## Task details
Please set down all the lines beneath this one exactly, without the pictures.

-------- Material provided

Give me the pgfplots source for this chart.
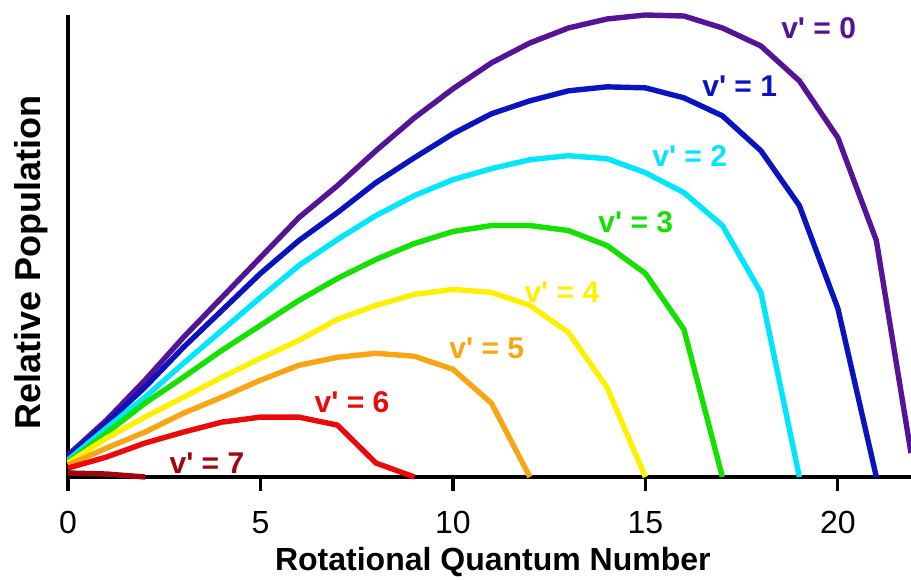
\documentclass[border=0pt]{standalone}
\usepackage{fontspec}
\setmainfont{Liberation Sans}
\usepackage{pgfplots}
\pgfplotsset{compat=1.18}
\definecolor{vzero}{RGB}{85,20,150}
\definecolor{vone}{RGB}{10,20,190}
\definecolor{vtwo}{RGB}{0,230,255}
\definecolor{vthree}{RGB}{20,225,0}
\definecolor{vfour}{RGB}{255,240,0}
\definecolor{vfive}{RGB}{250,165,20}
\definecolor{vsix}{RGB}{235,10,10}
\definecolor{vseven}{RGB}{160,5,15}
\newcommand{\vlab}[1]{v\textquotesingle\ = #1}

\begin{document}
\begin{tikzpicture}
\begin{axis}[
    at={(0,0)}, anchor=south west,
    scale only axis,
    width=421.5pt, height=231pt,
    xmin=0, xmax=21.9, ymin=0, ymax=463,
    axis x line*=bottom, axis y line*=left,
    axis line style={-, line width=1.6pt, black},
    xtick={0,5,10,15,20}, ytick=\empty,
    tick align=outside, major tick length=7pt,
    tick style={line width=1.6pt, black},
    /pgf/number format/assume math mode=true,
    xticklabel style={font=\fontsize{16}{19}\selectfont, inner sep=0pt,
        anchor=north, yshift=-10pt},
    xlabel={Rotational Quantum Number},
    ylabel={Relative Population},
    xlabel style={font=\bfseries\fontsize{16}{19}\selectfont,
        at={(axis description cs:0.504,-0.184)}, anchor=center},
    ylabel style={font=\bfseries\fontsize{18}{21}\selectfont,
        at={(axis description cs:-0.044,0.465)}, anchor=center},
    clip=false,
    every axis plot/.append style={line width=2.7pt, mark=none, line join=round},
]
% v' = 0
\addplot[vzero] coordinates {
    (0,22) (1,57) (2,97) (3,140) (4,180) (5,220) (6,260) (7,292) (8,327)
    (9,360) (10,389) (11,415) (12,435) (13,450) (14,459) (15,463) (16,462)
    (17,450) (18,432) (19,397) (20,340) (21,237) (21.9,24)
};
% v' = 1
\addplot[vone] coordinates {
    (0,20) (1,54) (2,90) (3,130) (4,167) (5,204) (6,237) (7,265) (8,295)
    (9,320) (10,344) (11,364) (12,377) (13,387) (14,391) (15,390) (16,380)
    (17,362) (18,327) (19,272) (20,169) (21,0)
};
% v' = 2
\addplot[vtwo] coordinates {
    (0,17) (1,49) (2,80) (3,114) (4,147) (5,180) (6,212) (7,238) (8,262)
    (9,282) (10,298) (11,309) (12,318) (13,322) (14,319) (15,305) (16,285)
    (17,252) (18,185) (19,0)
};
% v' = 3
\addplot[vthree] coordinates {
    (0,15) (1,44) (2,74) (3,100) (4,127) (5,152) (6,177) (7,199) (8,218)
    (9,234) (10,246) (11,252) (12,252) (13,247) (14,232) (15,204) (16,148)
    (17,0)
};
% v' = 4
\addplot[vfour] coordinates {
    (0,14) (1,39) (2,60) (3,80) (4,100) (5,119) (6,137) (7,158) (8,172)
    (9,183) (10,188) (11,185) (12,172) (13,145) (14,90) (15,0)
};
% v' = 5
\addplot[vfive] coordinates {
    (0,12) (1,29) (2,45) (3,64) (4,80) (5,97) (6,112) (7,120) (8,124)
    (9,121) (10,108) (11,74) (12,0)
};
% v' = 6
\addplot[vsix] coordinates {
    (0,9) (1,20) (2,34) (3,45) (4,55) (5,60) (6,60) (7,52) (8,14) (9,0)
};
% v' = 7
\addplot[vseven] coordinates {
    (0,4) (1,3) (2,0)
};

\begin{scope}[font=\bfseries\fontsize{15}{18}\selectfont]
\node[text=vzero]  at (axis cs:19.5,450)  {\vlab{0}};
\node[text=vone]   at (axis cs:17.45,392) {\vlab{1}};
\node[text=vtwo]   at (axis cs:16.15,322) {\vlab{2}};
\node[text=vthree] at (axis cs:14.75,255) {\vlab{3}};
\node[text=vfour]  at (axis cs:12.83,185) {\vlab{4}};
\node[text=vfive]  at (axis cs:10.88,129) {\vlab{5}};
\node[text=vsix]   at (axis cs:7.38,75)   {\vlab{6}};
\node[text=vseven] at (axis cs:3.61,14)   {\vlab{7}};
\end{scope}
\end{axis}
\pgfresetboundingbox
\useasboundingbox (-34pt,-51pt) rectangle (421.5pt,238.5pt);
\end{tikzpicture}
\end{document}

----------------

## Answer to this task
Give me the pgfplots source for this chart.
\documentclass[border=0pt]{standalone}
\usepackage{fontspec}
\setmainfont{Liberation Sans}
\usepackage{pgfplots}
\pgfplotsset{compat=1.18}
\definecolor{vzero}{RGB}{85,20,150}
\definecolor{vone}{RGB}{10,20,190}
\definecolor{vtwo}{RGB}{0,230,255}
\definecolor{vthree}{RGB}{20,225,0}
\definecolor{vfour}{RGB}{255,240,0}
\definecolor{vfive}{RGB}{250,165,20}
\definecolor{vsix}{RGB}{235,10,10}
\definecolor{vseven}{RGB}{160,5,15}
\newcommand{\vlab}[1]{v\textquotesingle\ = #1}

\begin{document}
\begin{tikzpicture}
\begin{axis}[
    at={(0,0)}, anchor=south west,
    scale only axis,
    width=421.5pt, height=231pt,
    xmin=0, xmax=21.9, ymin=0, ymax=463,
    axis x line*=bottom, axis y line*=left,
    axis line style={-, line width=1.6pt, black},
    xtick={0,5,10,15,20}, ytick=\empty,
    tick align=outside, major tick length=7pt,
    tick style={line width=1.6pt, black},
    /pgf/number format/assume math mode=true,
    xticklabel style={font=\fontsize{16}{19}\selectfont, inner sep=0pt,
        anchor=north, yshift=-10pt},
    xlabel={Rotational Quantum Number},
    ylabel={Relative Population},
    xlabel style={font=\bfseries\fontsize{16}{19}\selectfont,
        at={(axis description cs:0.504,-0.184)}, anchor=center},
    ylabel style={font=\bfseries\fontsize{18}{21}\selectfont,
        at={(axis description cs:-0.044,0.465)}, anchor=center},
    clip=false,
    every axis plot/.append style={line width=2.7pt, mark=none, line join=round},
]
% v' = 0
\addplot[vzero] coordinates {
    (0,22) (1,57) (2,97) (3,140) (4,180) (5,220) (6,260) (7,292) (8,327)
    (9,360) (10,389) (11,415) (12,435) (13,450) (14,459) (15,463) (16,462)
    (17,450) (18,432) (19,397) (20,340) (21,237) (21.9,24)
};
% v' = 1
\addplot[vone] coordinates {
    (0,20) (1,54) (2,90) (3,130) (4,167) (5,204) (6,237) (7,265) (8,295)
    (9,320) (10,344) (11,364) (12,377) (13,387) (14,391) (15,390) (16,380)
    (17,362) (18,327) (19,272) (20,169) (21,0)
};
% v' = 2
\addplot[vtwo] coordinates {
    (0,17) (1,49) (2,80) (3,114) (4,147) (5,180) (6,212) (7,238) (8,262)
    (9,282) (10,298) (11,309) (12,318) (13,322) (14,319) (15,305) (16,285)
    (17,252) (18,185) (19,0)
};
% v' = 3
\addplot[vthree] coordinates {
    (0,15) (1,44) (2,74) (3,100) (4,127) (5,152) (6,177) (7,199) (8,218)
    (9,234) (10,246) (11,252) (12,252) (13,247) (14,232) (15,204) (16,148)
    (17,0)
};
% v' = 4
\addplot[vfour] coordinates {
    (0,14) (1,39) (2,60) (3,80) (4,100) (5,119) (6,137) (7,158) (8,172)
    (9,183) (10,188) (11,185) (12,172) (13,145) (14,90) (15,0)
};
% v' = 5
\addplot[vfive] coordinates {
    (0,12) (1,29) (2,45) (3,64) (4,80) (5,97) (6,112) (7,120) (8,124)
    (9,121) (10,108) (11,74) (12,0)
};
% v' = 6
\addplot[vsix] coordinates {
    (0,9) (1,20) (2,34) (3,45) (4,55) (5,60) (6,60) (7,52) (8,14) (9,0)
};
% v' = 7
\addplot[vseven] coordinates {
    (0,4) (1,3) (2,0)
};

\begin{scope}[font=\bfseries\fontsize{15}{18}\selectfont]
\node[text=vzero]  at (axis cs:19.5,450)  {\vlab{0}};
\node[text=vone]   at (axis cs:17.45,392) {\vlab{1}};
\node[text=vtwo]   at (axis cs:16.15,322) {\vlab{2}};
\node[text=vthree] at (axis cs:14.75,255) {\vlab{3}};
\node[text=vfour]  at (axis cs:12.83,185) {\vlab{4}};
\node[text=vfive]  at (axis cs:10.88,129) {\vlab{5}};
\node[text=vsix]   at (axis cs:7.38,75)   {\vlab{6}};
\node[text=vseven] at (axis cs:3.61,14)   {\vlab{7}};
\end{scope}
\end{axis}
\pgfresetboundingbox
\useasboundingbox (-34pt,-51pt) rectangle (421.5pt,238.5pt);
\end{tikzpicture}
\end{document}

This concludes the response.